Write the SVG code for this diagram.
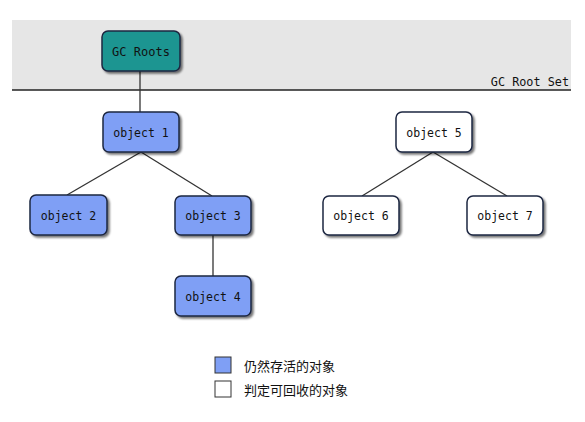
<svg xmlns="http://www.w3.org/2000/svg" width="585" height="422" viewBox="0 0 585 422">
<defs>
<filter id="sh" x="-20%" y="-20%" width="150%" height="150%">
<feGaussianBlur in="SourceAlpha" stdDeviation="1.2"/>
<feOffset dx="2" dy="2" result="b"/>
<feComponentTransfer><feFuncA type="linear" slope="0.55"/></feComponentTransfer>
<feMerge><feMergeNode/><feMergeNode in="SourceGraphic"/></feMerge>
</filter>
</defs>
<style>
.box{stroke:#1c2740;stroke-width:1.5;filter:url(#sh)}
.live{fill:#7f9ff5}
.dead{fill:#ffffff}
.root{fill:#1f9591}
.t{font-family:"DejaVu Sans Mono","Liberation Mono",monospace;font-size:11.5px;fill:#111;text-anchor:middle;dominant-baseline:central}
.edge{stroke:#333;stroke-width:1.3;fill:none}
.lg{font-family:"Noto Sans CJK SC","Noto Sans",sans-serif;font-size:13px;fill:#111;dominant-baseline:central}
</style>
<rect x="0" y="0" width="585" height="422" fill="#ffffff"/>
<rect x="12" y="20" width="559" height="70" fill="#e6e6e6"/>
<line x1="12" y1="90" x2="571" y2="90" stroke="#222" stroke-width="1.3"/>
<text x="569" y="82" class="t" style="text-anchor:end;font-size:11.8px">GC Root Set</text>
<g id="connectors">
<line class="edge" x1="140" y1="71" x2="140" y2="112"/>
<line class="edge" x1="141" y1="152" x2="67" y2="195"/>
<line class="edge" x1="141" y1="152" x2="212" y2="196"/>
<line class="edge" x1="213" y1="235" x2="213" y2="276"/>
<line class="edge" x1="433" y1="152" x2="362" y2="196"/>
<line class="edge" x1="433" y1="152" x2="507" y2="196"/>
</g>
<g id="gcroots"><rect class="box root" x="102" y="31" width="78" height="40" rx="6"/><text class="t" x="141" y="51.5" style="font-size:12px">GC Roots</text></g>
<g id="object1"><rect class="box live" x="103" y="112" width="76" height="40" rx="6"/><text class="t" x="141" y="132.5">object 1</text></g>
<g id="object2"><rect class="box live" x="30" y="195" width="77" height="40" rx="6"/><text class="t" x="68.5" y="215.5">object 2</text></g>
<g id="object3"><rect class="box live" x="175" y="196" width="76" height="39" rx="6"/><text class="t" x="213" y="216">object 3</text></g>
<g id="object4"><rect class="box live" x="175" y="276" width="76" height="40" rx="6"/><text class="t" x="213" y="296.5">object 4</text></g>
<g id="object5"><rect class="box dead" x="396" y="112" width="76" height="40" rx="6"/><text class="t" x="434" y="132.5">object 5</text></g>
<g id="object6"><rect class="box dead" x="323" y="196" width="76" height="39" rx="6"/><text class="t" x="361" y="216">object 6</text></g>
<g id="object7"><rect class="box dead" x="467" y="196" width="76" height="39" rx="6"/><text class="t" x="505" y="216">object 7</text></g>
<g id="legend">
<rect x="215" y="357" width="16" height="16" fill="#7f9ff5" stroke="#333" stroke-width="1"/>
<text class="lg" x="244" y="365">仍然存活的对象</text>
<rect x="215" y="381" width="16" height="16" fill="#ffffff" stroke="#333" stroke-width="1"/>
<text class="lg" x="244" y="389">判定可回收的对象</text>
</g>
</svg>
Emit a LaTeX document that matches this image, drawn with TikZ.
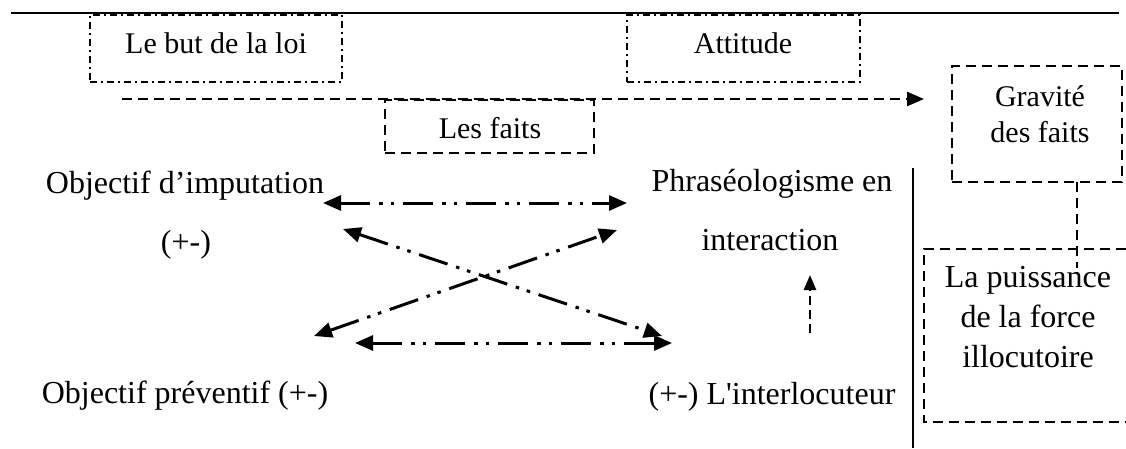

______

Check each line of the records for the word "this" and extract those that contain it.

◆ **Worked answer**
Write the SVG code for this diagram.
Emit a LaTeX document that matches this image, drawn with TikZ.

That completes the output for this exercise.